Bravely Default II has relatively clear stakes: You need to retrieve the four elemental crystals to preserve balance in the world, as well as obtain the power to stop the Holograd Empire from conquering the continent. By the time the game begins, Holograd has in fact already destroyed Princess Gloria’s kingdom, which is responsible for maintaining the crystals, establishing that this is a legitimate threat. It’s nothing we haven’t seen before, but it’s a perfectly serviceable setup for a simple RPG story.
However, most of the RPGs with bland stories fail when it comes to character development and, often by association, theme. A story is infinitely more interesting when characters change and grow, surprising themselves and us with what they can become. And that growth doesn’t need to be extraordinarily deep; it just needs to be enough to maintain player investment.
Most NES RPGs had minimal or nonexistent character development, due to technical constraints or simply due to the fact that many of their protagonists are blank-slate avatars for the player. The 16-bit era changed this, with Final Fantasy IV (released as Final Fantasy II in North America) on SNES feeling like a revelation: Protagonist Cecil starts the game by leading an attack that kills exclusively innocent people, and it almost immediately establishes that one of the game’s themes is about the desire for redemption. And as the game progresses, several of the heroes undergo at least some important development, even if there’s never great depth to any of it.
Final Fantasy IV, like Bravely Default II, is a “collect the crystals” story, and FFIV main planner Takashi Tokita himself has described the game as having a “simple story.” Yet Bravely Default II isn’t anywhere near as daring or memorable with its “simple story” as that nearly 30-year-old RPG, because its characters are largely static.
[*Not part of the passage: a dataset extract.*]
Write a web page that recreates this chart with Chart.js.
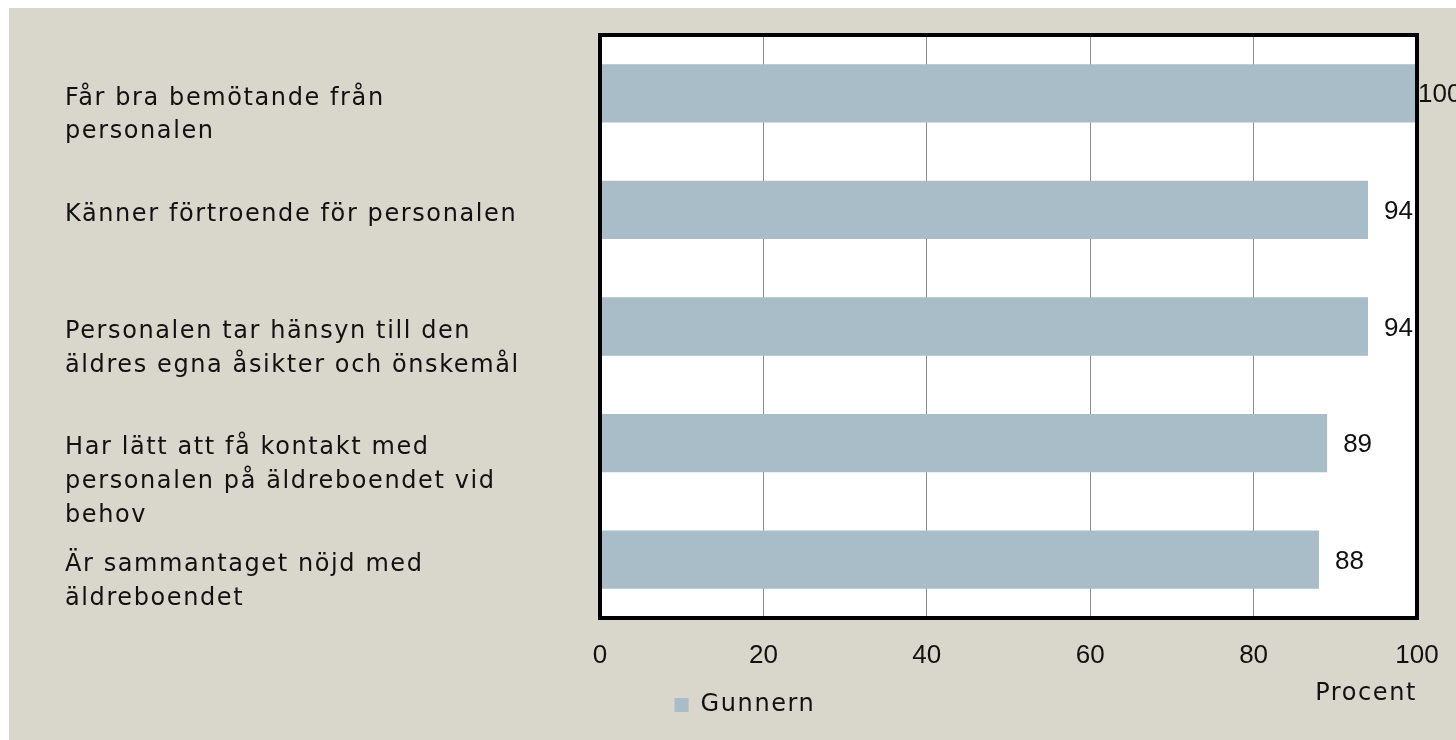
<!DOCTYPE html>
<html>
<head>
<meta charset="utf-8">
<script src="https://cdn.jsdelivr.net/npm/chart.js@4/dist/chart.umd.min.js"></script>
<style>
  html, body { margin: 0; padding: 0; background: #ffffff; overflow: hidden; }
  #wrap { position: absolute; left: 9px; top: 8px; width: 1447px; height: 732px; background: #d9d7cb; }
</style>
</head>
<body>
<div id="wrap"><canvas id="c"></canvas></div>
<script>
const categories = [
  ["Får bra bemötande från", "personalen"],
  ["Känner förtroende för personalen"],
  ["Personalen tar hänsyn till den", "äldres egna åsikter och önskemål"],
  ["Har lätt att få kontakt med", "personalen på äldreboendet vid", "behov"],
  ["Är sammantaget nöjd med", "äldreboendet"]
];
const seriesName = "Gunnern";
const values = [100, 94, 94, 89, 88];
const xTicks = [0, 20, 40, 60, 80, 100];
const axisTitle = "Procent";

const FONT = "DejaVu Sans";
const NUMFONT = "Liberation Sans";
const FS_NUM = 26;   // digits
const FS_TXT = 24;   // words
const SPACING = '1.6px';
const TEXT = "#111111";

const decor = {
  id: 'decor',
  beforeLayout(chart) { chart.ctx.letterSpacing = SPACING; },
  beforeDraw(chart) {
    const {ctx, chartArea: a} = chart;
    ctx.letterSpacing = SPACING;
    ctx.save();
    ctx.fillStyle = '#ffffff';
    ctx.fillRect(a.left, a.top, a.right - a.left, a.bottom - a.top);
    ctx.restore();
  },
  beforeDatasetsDraw(chart) { chart.ctx.letterSpacing = '0px'; },
  afterDatasetsDraw(chart) {
    const {ctx, chartArea: a} = chart;
    const xs = chart.scales.x, ys = chart.scales.y;
    ctx.save();
    ctx.strokeStyle = '#000000';
    ctx.lineWidth = 4;
    ctx.strokeRect(a.left, a.top, a.right - a.left, a.bottom - a.top);
    ctx.fillStyle = TEXT;
    ctx.textBaseline = 'middle';
    ctx.textAlign = 'left';
    // value labels
    ctx.letterSpacing = '0px';
    ctx.font = FS_NUM + "px '" + NUMFONT + "'";
    const meta = chart.getDatasetMeta(0);
    meta.data.forEach((bar, i) => {
      const x = Math.min(xs.getPixelForValue(values[i]) + 16, a.right + 1);
      ctx.fillText(String(values[i]), x, bar.y + 2);
    });
    // category labels (top-anchored at bar centre)
    ctx.letterSpacing = SPACING;
    ctx.font = FS_TXT + "px '" + FONT + "'";
    const lh = 33.8;
    categories.forEach((lines, i) => {
      const y0 = ys.getPixelForValue(i) + 5;
      lines.forEach((t, k) => ctx.fillText(t, 56, y0 + k * lh));
    });
    ctx.restore();
    ctx.letterSpacing = '0px';
  }
};

new Chart(document.getElementById('c'), {
  type: 'bar',
  data: {
    labels: categories,
    datasets: [{
      label: seriesName,
      data: values,
      backgroundColor: '#a8bdc7',
      borderWidth: 0,
      barPercentage: 0.5,
      categoryPercentage: 1.0
    }]
  },
  options: {
    indexAxis: 'y',
    responsive: true,
    maintainAspectRatio: false,
    animation: false,
    layout: { padding: { left: 64, right: 39, top: 27, bottom: 13 } },
    scales: {
      x: {
        min: 0, max: 100,
        afterBuildTicks(scale) { scale.ticks = xTicks.map(v => ({ value: v })); },
        afterFit(scale) { scale.paddingRight = 0; scale.paddingLeft = 0; },
        ticks: { color: TEXT, font: { family: NUMFONT, size: FS_NUM }, padding: 22, maxRotation: 0, z: 1 },
        grid: { color: '#8c8c8c', lineWidth: 1, drawTicks: false },
        border: { display: false },
        title: {
          display: true, text: axisTitle, align: 'end', color: TEXT,
          font: { family: FONT, size: FS_TXT },
          padding: { top: -14, bottom: -25 }
        }
      },
      y: {
        ticks: { display: false },
        grid: { display: false, drawTicks: false },
        border: { display: false },
        afterFit(scale) { scale.width = 527; }
      }
    },
    plugins: {
      legend: {
        position: 'bottom',
        labels: { color: TEXT, font: { family: FONT, size: FS_TXT }, boxWidth: 14, boxHeight: 14, padding: 10 }
      },
      tooltip: { enabled: false }
    }
  },
  plugins: [decor]
});
</script>
</body>
</html>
It’s forgivable in the case of protagonist Seth, who again serves the role of player avatar. (At least he speaks, unlike most Persona protagonists.) But when it comes to comrades Gloria, Elvis, and Adelle, the lack of change is more frustrating.
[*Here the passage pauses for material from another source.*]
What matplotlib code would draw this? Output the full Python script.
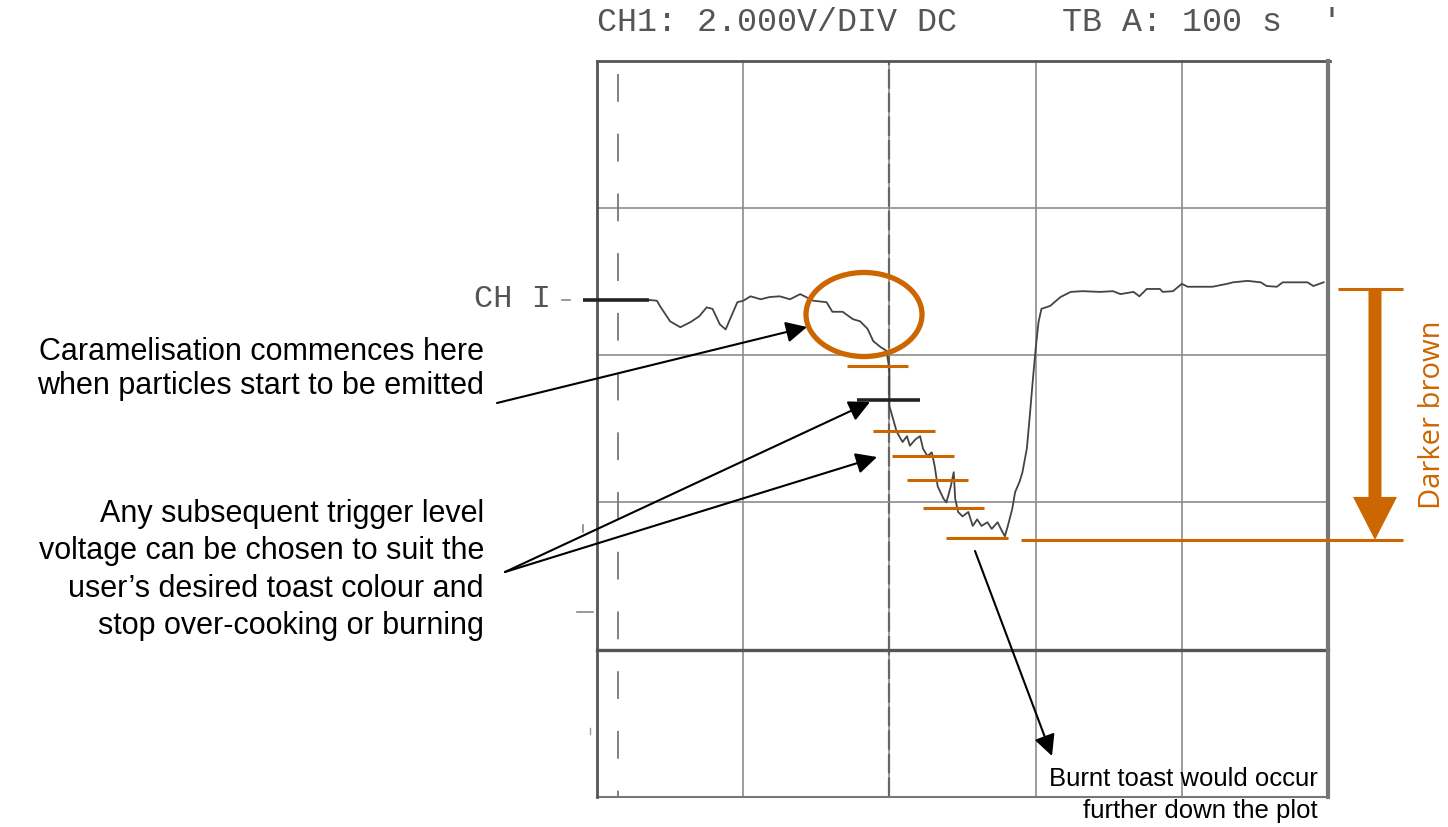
import numpy as np
import matplotlib.pyplot as plt
from matplotlib.patches import Ellipse

plt.rcParams['lines.scale_dashes'] = False

# scope settings: 100 s/div, 2 V/div, 0 V at the "CH I" marker
grid_t = [0, 100, 200, 300, 400, 500]
grid_v = [3.25, 1.25, -0.75, -2.75, -4.75, -6.75]

# trace read from the scope print (time in s, voltage in V)
time_s = [36, 41, 43, 50, 57, 64, 70, 75, 79, 84, 88, 91, 96, 100, 105, 112, 118, 125, 132, 139,
          148, 157, 161, 168, 175, 180, 185, 189, 194, 198, 200, 200, 200, 202, 205, 209, 212,
          214, 218, 221, 223, 226, 229, 231, 233, 237, 239, 242, 244, 245, 247, 250, 254, 257,
          260, 263, 267, 270, 274, 277, 279, 281, 284, 286, 289, 291, 294, 296, 298, 300, 302,
          304, 310, 317, 324, 332, 344, 353, 358, 367, 371, 376, 385, 387, 394, 400, 404, 413,
          421, 431, 435, 445, 454, 458, 465, 469, 486, 490, 497]
volts = [0.0, -0.01, -0.08, -0.29, -0.37, -0.30, -0.22, -0.10, -0.12, -0.33, -0.40, -0.26, -0.03,
         -0.01, 0.05, 0.01, 0.04, 0.05, 0.01, 0.08, -0.01, -0.03, -0.16, -0.16, -0.26, -0.29,
         -0.39, -0.56, -0.64, -0.69, -0.94, -1.21, -1.44, -1.58, -1.79, -1.93, -1.85, -1.98,
         -1.89, -1.85, -2.02, -2.12, -2.07, -2.26, -2.53, -2.70, -2.75, -2.53, -2.34, -2.70,
         -2.88, -2.94, -2.88, -3.07, -2.98, -3.07, -3.02, -3.11, -3.02, -3.14, -3.21, -3.07,
         -2.84, -2.61, -2.47, -2.34, -2.02, -1.58, -1.11, -0.67, -0.30, -0.12, -0.08, 0.04,
         0.11, 0.12, 0.11, 0.12, 0.08, 0.11, 0.05, 0.15, 0.15, 0.11, 0.12, 0.22, 0.18, 0.18,
         0.18, 0.22, 0.24, 0.26, 0.24, 0.19, 0.18, 0.24, 0.24, 0.19, 0.24]

# trigger levels (V) and where their short bars start (s)
levels_v = [-0.90, -1.78, -2.12, -2.45, -2.83, -3.23]
levels_t = [171, 189, 202, 212, 223, 239]
first_level_v = -1.36
first_level_t = 178
burnt_level_v = -3.26
top_level_v = 0.15

ORANGE = '#CC6600'
GRID = '#8c8c8c'

# pixel helpers for placing annotations
T_PER_PX = 100 / 146.2
V_PER_PX = 2 / 147.2


def tx(px):
    return (px - 597) * T_PER_PX


def vy(py):
    return (301 - py) * V_PER_PX


fig = plt.figure(figsize=(14.48, 8.28), dpi=100)
ax = fig.add_axes([0, 0, 1, 1])
ax.set_xlim(tx(0), tx(1448))
ax.set_ylim(vy(828), vy(0))
ax.axis('off')

# scope graticule
for t in grid_t[1:-1]:
    ax.plot([t, t], [grid_v[-1], grid_v[0]], color=GRID, lw=1.2, zorder=1)
ax.plot([200, 200], [grid_v[-1], grid_v[0]], color='#666666', lw=1.6,
        dashes=(14, 3), zorder=1)
for v in grid_v[1:-2]:
    ax.plot([grid_t[0], grid_t[-1]], [v, v], color=GRID, lw=1.2, zorder=1)
ax.plot([grid_t[0], grid_t[-1]], [grid_v[-2], grid_v[-2]], color='#555555', lw=2.4, zorder=1)
ax.plot([grid_t[0], grid_t[-1]], [grid_v[-1], grid_v[-1]], color='#777777', lw=1.5, zorder=1)
ax.plot([grid_t[0], grid_t[-1] + 1.5], [grid_v[0], grid_v[0]], color='#555555', lw=2.0, zorder=1)
ax.plot([0, 0], [grid_v[-1], grid_v[0]], color='#555555', lw=2.0, zorder=1)
ax.plot([500, 500], [grid_v[-1], grid_v[0]], color='#777777', lw=3.0, zorder=1)
# trigger position marker
ax.plot([tx(618), tx(618)], [vy(75), grid_v[-1]], color='#777777', lw=1.3,
        dashes=(20, 23), zorder=1)
# small side marks
ax.plot([tx(577), tx(593)], [vy(613), vy(613)], color='#888888', lw=1.2)
ax.plot([tx(583), tx(583)], [vy(526), vy(533)], color='#888888', lw=1.2)
ax.plot([tx(590), tx(590)], [vy(729), vy(735)], color='#999999', lw=1.0)

# header and channel marker
mono = 'Liberation Mono'
ax.text(tx(597), vy(23), 'CH1: 2.000V/DIV DC', family=mono, fontsize=24,
        color='#555555', ha='left', va='center')
ax.text(tx(1062), vy(23), "TB A: 100 s  '", family=mono, fontsize=24,
        color='#555555', ha='left', va='center')
ax.text(tx(474), vy(299), 'CH I', family=mono, fontsize=23, color='#555555',
        ha='left', va='center')
ax.plot([tx(562), tx(570)], [0, 0], color='#888888', lw=1.2)
ax.plot([tx(583), tx(649)], [0, 0], color='#222222', lw=2.6, solid_capstyle='butt')

# trace
ax.plot(time_s, volts, color='#444444', lw=1.3, zorder=3)

# trigger level bars
ax.plot([first_level_t, first_level_t + 43], [first_level_v] * 2, color='#222222',
        lw=2.6, solid_capstyle='butt', zorder=4)
for lv, lt in zip(levels_v, levels_t):
    ax.plot([lt, lt + 42], [lv, lv], color=ORANGE, lw=2.2, solid_capstyle='butt', zorder=4)
ax.plot([tx(1021), tx(1403)], [burnt_level_v] * 2, color=ORANGE, lw=2.2,
        solid_capstyle='butt', zorder=4)
ax.plot([tx(1338), tx(1403)], [top_level_v] * 2, color=ORANGE, lw=2.2,
        solid_capstyle='butt', zorder=4)

# big "darker brown" arrow
ax.arrow(tx(1375), top_level_v, 0, burnt_level_v - top_level_v, width=13 * T_PER_PX,
         head_width=44 * T_PER_PX, head_length=43 * V_PER_PX, length_includes_head=True,
         color=ORANGE, lw=0, zorder=4)
ax.text(tx(1433), vy(415), 'Darker brown', rotation=90, family='Open Sans',
        fontsize=21, color=ORANGE, ha='center', va='center')

# caramelisation ring
ax.add_patch(Ellipse((tx(864), vy(315.5)), 116 * T_PER_PX, 84 * V_PER_PX,
                     fill=False, edgecolor=ORANGE, lw=3.8, zorder=5))

# callouts
sans = 'Liberation Sans'
arrow_kw = dict(arrowstyle='-|>', color='black', lw=1.5, mutation_scale=32,
                shrinkA=0, shrinkB=0)
ax.text(tx(484), vy(369), 'Caramelisation commences here\nwhen particles start to be emitted',
        family=sans, fontsize=22, ha='right', va='center', linespacing=1.17)
ax.annotate('', xy=(tx(807), vy(328)), xytext=(tx(497), vy(404)), arrowprops=arrow_kw)

ax.text(tx(484), vy(570), 'Any subsequent trigger level\nvoltage can be chosen to suit the\n'
        'user\u2019s desired toast colour and\nstop over-cooking or burning',
        family=sans, fontsize=22, ha='right', va='center', linespacing=1.32)
ax.annotate('', xy=(tx(870), vy(403)), xytext=(tx(505), vy(573)), arrowprops=arrow_kw)
ax.annotate('', xy=(tx(877), vy(458)), xytext=(tx(505), vy(573)), arrowprops=arrow_kw)

ax.text(tx(1318), vy(795), 'Burnt toast would occur\nfurther down the plot',
        family=sans, fontsize=18.5, ha='right', va='center', linespacing=1.4)
ax.annotate('', xy=(tx(1052), vy(757)), xytext=(tx(975), vy(552)), arrowprops=arrow_kw)

plt.savefig('out.png', dpi=100)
Gloria’s entire personality comes from being a princess of a doomed land. Elvis is a mischievous scholar who likes to drink. And Adelle seems to be a generic kindhearted rogue, albeit hiding one of the only real plot twists in the whole game. All of these are actually fine setups for characters, even if distressed maidens and lovable rogues are well-tread territory, but then little is done to bend or expand upon any of it.
Most of these characters, at one point or another, confront some element of their past in the story, but it doesn’t result in palpable change. Elvis gets angry when someone manipulates his friends, for example, but once the right bad guys are beat up and order has been restored, he doesn’t feel like he’s grown. Rather, it just feels like “another job well done!” for our heroes. In general, throughout the game the protagonists only achieve extremely vague development like learning to “embrace life” and to trust each other. Vague, unsatisfying platitudes seem to be all that Bravely Default II can muster on a thematic level as well.
Granted, that is a slight simplification of the narrative. The Bravely Default series in general has an undercurrent of characters striving to become more than what they are, as the Asterisks literally transform characters into different, more powerful versions of themselves. The pursuit of power to effect change — and the subsequent corruption that comes from that power — is a central motif among the villains of Bravely Default II, but again, all of the villains are so static that it becomes difficult for them to garner interest. They are bland characters, often more so than the protagonists.
However, it’s important to note that just because a story is bland doesn’t mean it can’t be enjoyed. I’m not here to tell anyone that they can’t or shouldn’t enjoy Bravely Default II or any number of other RPGs with storytelling failings, like I Am Setsuna. I’m also not here to gatekeep and say people should only enjoy 30-year-old RPGs. After all, at the very least, children and/or newcomers to the RPG genre are bound to find something novel and enjoyable in such games.
I’m only saying that we should not forgive a simple story for being bland just because it is simple. An RPG with a simple story can become a classic, like Final Fantasy IV, Lunar: The Silver Star, or Dragon Quest V. If anything, the games with simple stories — where there are not literally thousands of years of backstory or complex cycles of reincarnation for the main characters — should be the ones that are even easier to enjoy. So let’s not lower our storytelling standards for Square Enix or any other RPG developer. Let’s encourage them to keep swinging for the fences in stories big and small.